*What you are asked to do:*
Transcribe everything in the data word for word. Pictures are left out.

%%

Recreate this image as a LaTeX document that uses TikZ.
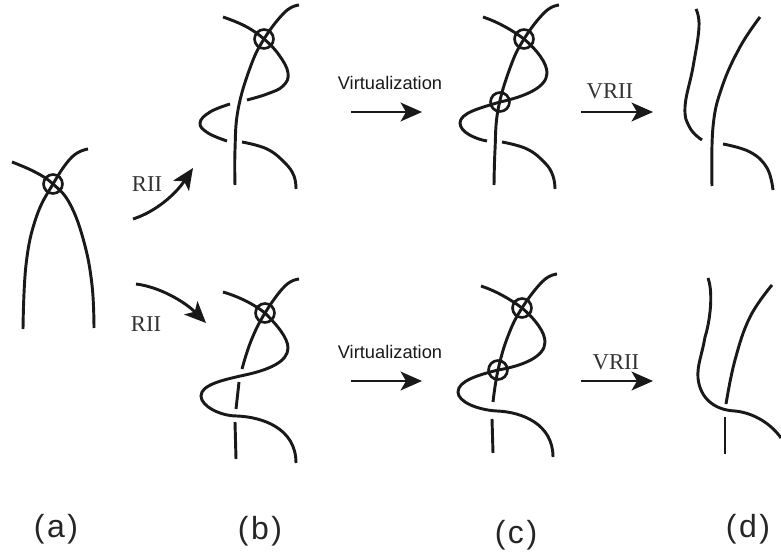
\documentclass[tikz,border=0pt]{standalone}
\usepackage{fontspec}
\setmainfont{Liberation Serif}
\newfontfamily\arialf{Liberation Sans}
\newfontfamily\panelf[LetterSpace=8]{Liberation Sans}
\usetikzlibrary{arrows.meta}
\tikzset{
  x=0.75pt,y=-0.75pt,
  strand/.style={line width=2.2pt,line cap=butt,black!90,smooth,tension=0.7},
  virt/.style={circle,draw=black!90,line width=2pt,minimum size=14.2pt,inner sep=0pt},
  move/.style={line width=2.2pt,black!90,-{Stealth[length=16pt,width=14pt,inset=4pt]}},
  serifl/.style={font=\fontsize{17pt}{19pt}\selectfont,text=black!80,inner sep=0pt},
  sansl/.style={font=\arialf\fontsize{13.7pt}{16pt}\selectfont,text=black!90,inner sep=0pt},
  panel/.style={font=\panelf\fontsize{24pt}{28pt}\selectfont,text=black!85,inner sep=0pt},
}
\begin{document}
\begin{tikzpicture}
\useasboundingbox (0,0) rectangle (781,552);
% (a)
\draw[strand] plot coordinates {(12,162) (35,172) (53,184) (70,204) (84,242) (92,285) (94,328)};
\draw[strand] plot coordinates {(88,149) (72,157) (53,184) (36,218) (26,265) (23,329)};
\node[virt] (va) at (53,184) {};
% (b) top
\draw[strand] plot coordinates {(223,17) (245,26) (264,39) (279,55) (288,73) (283,86) (267,94) (247,100)};
\draw[strand] plot coordinates {(230,104) (210,112) (200,123) (208,133) (227,141)};
\draw[strand] plot coordinates {(242,142) (267,149) (285,163) (294,176) (296,189)};
\draw[strand] plot coordinates {(299,5) (285,12) (264,39) (250,68) (238,110) (235,150) (235,185)};
\node[virt] (vb1) at (264,39) {};
% (b) bottom
\draw[strand] (223,292) .. controls (240,297) and (255,305) .. (265,313)
  .. controls (277,325) and (288,338) .. (288,348)
  .. controls (288,362) and (268,370) .. (245,375)
  .. controls (222,380) and (201,385) .. (201,396)
  .. controls (201,406) and (220,416) .. (237,416)
  .. controls (262,417) and (296,428) .. (296,463);
\draw[strand] plot coordinates {(299,279) (285,286) (265,313) (251,341) (242,369)};
\draw[strand] plot coordinates {(239,382) (236,409)};
\draw[strand] plot coordinates {(235,422) (236,459)};
\node[virt] (vb2) at (265,313) {};
% (c) top
\draw[strand] (483,17) .. controls (498,22) and (512,30) .. (524,39)
  .. controls (537,50) and (547,63) .. (547,73)
  .. controls (547,88) and (523,97) .. (500,102)
  .. controls (480,108) and (460,113) .. (460,123)
  .. controls (460,132) and (475,139) .. (487,141);
\draw[strand] plot coordinates {(502,142) (527,149) (545,163) (553,176) (555,189)};
\draw[strand] plot coordinates {(559,5) (545,12) (524,39) (510,68) (498,110) (495,150) (494,185)};
\node[virt] (vc1) at (524,39) {};
\node[virt] (vc2) at (500,102) {};
% (c) bottom
\draw[strand] (481,286) .. controls (496,291) and (510,299) .. (522,308)
  .. controls (535,319) and (545,332) .. (545,342)
  .. controls (545,357) and (522,366) .. (498,370)
  .. controls (478,375) and (458,381) .. (458,392)
  .. controls (458,402) and (478,410) .. (497,411)
  .. controls (522,412) and (553,424) .. (553,457);
\draw[strand] plot coordinates {(557,274) (543,281) (522,308) (508,336) (498,370) (493,402)};
\draw[strand] plot coordinates {(492,419) (493,453)};
\node[virt] (vc3) at (522,308) {};
\node[virt] (vc4) at (498,370) {};
% (d) top
\draw[strand] plot coordinates {(696,9) (699,27) (693,67) (685,107) (690,128) (702,140)};
\draw[strand] plot coordinates {(760,17) (740,47) (722,87) (713,127) (712,186)};
\draw[strand] plot coordinates {(723,144) (750,152) (767,168) (773,190)};
% (d) bottom
\draw[strand] (708,278) .. controls (714,295) and (709,325) .. (705,337)
  .. controls (702,355) and (697,365) .. (698,378)
  .. controls (700,398) and (714,410) .. (735,411)
  .. controls (755,413) and (772,425) .. (781,438);
\draw[strand] plot coordinates {(772,285) (750,317) (735,360) (726,404)};
\draw[strand] plot coordinates {(725,417) (725,454)};
% move arrows
\coordinate (r1s) at (133,219); \coordinate (r1e) at (193,168);
\coordinate (r2s) at (136,284); \coordinate (r2e) at (206,323);
\coordinate (v1s) at (351,112); \coordinate (v1e) at (422,112);
\coordinate (v2s) at (351,381); \coordinate (v2e) at (422,381);
\coordinate (w1s) at (581,112); \coordinate (w1e) at (653,112);
\coordinate (w2s) at (581,381); \coordinate (w2e) at (653,381);
\draw[move] (r1s) .. controls (155,212) and (175,195) .. (r1e);
\draw[move] (r2s) .. controls (160,287) and (185,302) .. (r2e);
\draw[move] (v1s) -- (v1e);
\draw[move] (v2s) -- (v2e);
\draw[move] (w1s) -- (w1e);
\draw[move] (w2s) -- (w2e);
% labels
\node[serifl] (l1) at (147,184) {RII};
\node[serifl] (l2) at (146,324) {RII};
\node[sansl] (l3) at (390,83) {Virtualization};
\node[sansl] (l4) at (390,352) {Virtualization};
\node[serifl] (l5) at (610,91) {VRII};
\node[serifl] (l6) at (616,362) {VRII};
\node[panel] (pa) at (56,529) {(a)};
\node[panel] (pb) at (260,531) {(b)};
\node[panel] (pc) at (516,535) {(c)};
\node[panel] (pd) at (748,529) {(d)};
\end{tikzpicture}
\end{document}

%%

*Result of this task:*
Recreate this image as a LaTeX document that uses TikZ.
\documentclass[tikz,border=0pt]{standalone}
\usepackage{fontspec}
\setmainfont{Liberation Serif}
\newfontfamily\arialf{Liberation Sans}
\newfontfamily\panelf[LetterSpace=8]{Liberation Sans}
\usetikzlibrary{arrows.meta}
\tikzset{
  x=0.75pt,y=-0.75pt,
  strand/.style={line width=2.2pt,line cap=butt,black!90,smooth,tension=0.7},
  virt/.style={circle,draw=black!90,line width=2pt,minimum size=14.2pt,inner sep=0pt},
  move/.style={line width=2.2pt,black!90,-{Stealth[length=16pt,width=14pt,inset=4pt]}},
  serifl/.style={font=\fontsize{17pt}{19pt}\selectfont,text=black!80,inner sep=0pt},
  sansl/.style={font=\arialf\fontsize{13.7pt}{16pt}\selectfont,text=black!90,inner sep=0pt},
  panel/.style={font=\panelf\fontsize{24pt}{28pt}\selectfont,text=black!85,inner sep=0pt},
}
\begin{document}
\begin{tikzpicture}
\useasboundingbox (0,0) rectangle (781,552);
% (a)
\draw[strand] plot coordinates {(12,162) (35,172) (53,184) (70,204) (84,242) (92,285) (94,328)};
\draw[strand] plot coordinates {(88,149) (72,157) (53,184) (36,218) (26,265) (23,329)};
\node[virt] (va) at (53,184) {};
% (b) top
\draw[strand] plot coordinates {(223,17) (245,26) (264,39) (279,55) (288,73) (283,86) (267,94) (247,100)};
\draw[strand] plot coordinates {(230,104) (210,112) (200,123) (208,133) (227,141)};
\draw[strand] plot coordinates {(242,142) (267,149) (285,163) (294,176) (296,189)};
\draw[strand] plot coordinates {(299,5) (285,12) (264,39) (250,68) (238,110) (235,150) (235,185)};
\node[virt] (vb1) at (264,39) {};
% (b) bottom
\draw[strand] (223,292) .. controls (240,297) and (255,305) .. (265,313)
  .. controls (277,325) and (288,338) .. (288,348)
  .. controls (288,362) and (268,370) .. (245,375)
  .. controls (222,380) and (201,385) .. (201,396)
  .. controls (201,406) and (220,416) .. (237,416)
  .. controls (262,417) and (296,428) .. (296,463);
\draw[strand] plot coordinates {(299,279) (285,286) (265,313) (251,341) (242,369)};
\draw[strand] plot coordinates {(239,382) (236,409)};
\draw[strand] plot coordinates {(235,422) (236,459)};
\node[virt] (vb2) at (265,313) {};
% (c) top
\draw[strand] (483,17) .. controls (498,22) and (512,30) .. (524,39)
  .. controls (537,50) and (547,63) .. (547,73)
  .. controls (547,88) and (523,97) .. (500,102)
  .. controls (480,108) and (460,113) .. (460,123)
  .. controls (460,132) and (475,139) .. (487,141);
\draw[strand] plot coordinates {(502,142) (527,149) (545,163) (553,176) (555,189)};
\draw[strand] plot coordinates {(559,5) (545,12) (524,39) (510,68) (498,110) (495,150) (494,185)};
\node[virt] (vc1) at (524,39) {};
\node[virt] (vc2) at (500,102) {};
% (c) bottom
\draw[strand] (481,286) .. controls (496,291) and (510,299) .. (522,308)
  .. controls (535,319) and (545,332) .. (545,342)
  .. controls (545,357) and (522,366) .. (498,370)
  .. controls (478,375) and (458,381) .. (458,392)
  .. controls (458,402) and (478,410) .. (497,411)
  .. controls (522,412) and (553,424) .. (553,457);
\draw[strand] plot coordinates {(557,274) (543,281) (522,308) (508,336) (498,370) (493,402)};
\draw[strand] plot coordinates {(492,419) (493,453)};
\node[virt] (vc3) at (522,308) {};
\node[virt] (vc4) at (498,370) {};
% (d) top
\draw[strand] plot coordinates {(696,9) (699,27) (693,67) (685,107) (690,128) (702,140)};
\draw[strand] plot coordinates {(760,17) (740,47) (722,87) (713,127) (712,186)};
\draw[strand] plot coordinates {(723,144) (750,152) (767,168) (773,190)};
% (d) bottom
\draw[strand] (708,278) .. controls (714,295) and (709,325) .. (705,337)
  .. controls (702,355) and (697,365) .. (698,378)
  .. controls (700,398) and (714,410) .. (735,411)
  .. controls (755,413) and (772,425) .. (781,438);
\draw[strand] plot coordinates {(772,285) (750,317) (735,360) (726,404)};
\draw[strand] plot coordinates {(725,417) (725,454)};
% move arrows
\coordinate (r1s) at (133,219); \coordinate (r1e) at (193,168);
\coordinate (r2s) at (136,284); \coordinate (r2e) at (206,323);
\coordinate (v1s) at (351,112); \coordinate (v1e) at (422,112);
\coordinate (v2s) at (351,381); \coordinate (v2e) at (422,381);
\coordinate (w1s) at (581,112); \coordinate (w1e) at (653,112);
\coordinate (w2s) at (581,381); \coordinate (w2e) at (653,381);
\draw[move] (r1s) .. controls (155,212) and (175,195) .. (r1e);
\draw[move] (r2s) .. controls (160,287) and (185,302) .. (r2e);
\draw[move] (v1s) -- (v1e);
\draw[move] (v2s) -- (v2e);
\draw[move] (w1s) -- (w1e);
\draw[move] (w2s) -- (w2e);
% labels
\node[serifl] (l1) at (147,184) {RII};
\node[serifl] (l2) at (146,324) {RII};
\node[sansl] (l3) at (390,83) {Virtualization};
\node[sansl] (l4) at (390,352) {Virtualization};
\node[serifl] (l5) at (610,91) {VRII};
\node[serifl] (l6) at (616,362) {VRII};
\node[panel] (pa) at (56,529) {(a)};
\node[panel] (pb) at (260,531) {(b)};
\node[panel] (pc) at (516,535) {(c)};
\node[panel] (pd) at (748,529) {(d)};
\end{tikzpicture}
\end{document}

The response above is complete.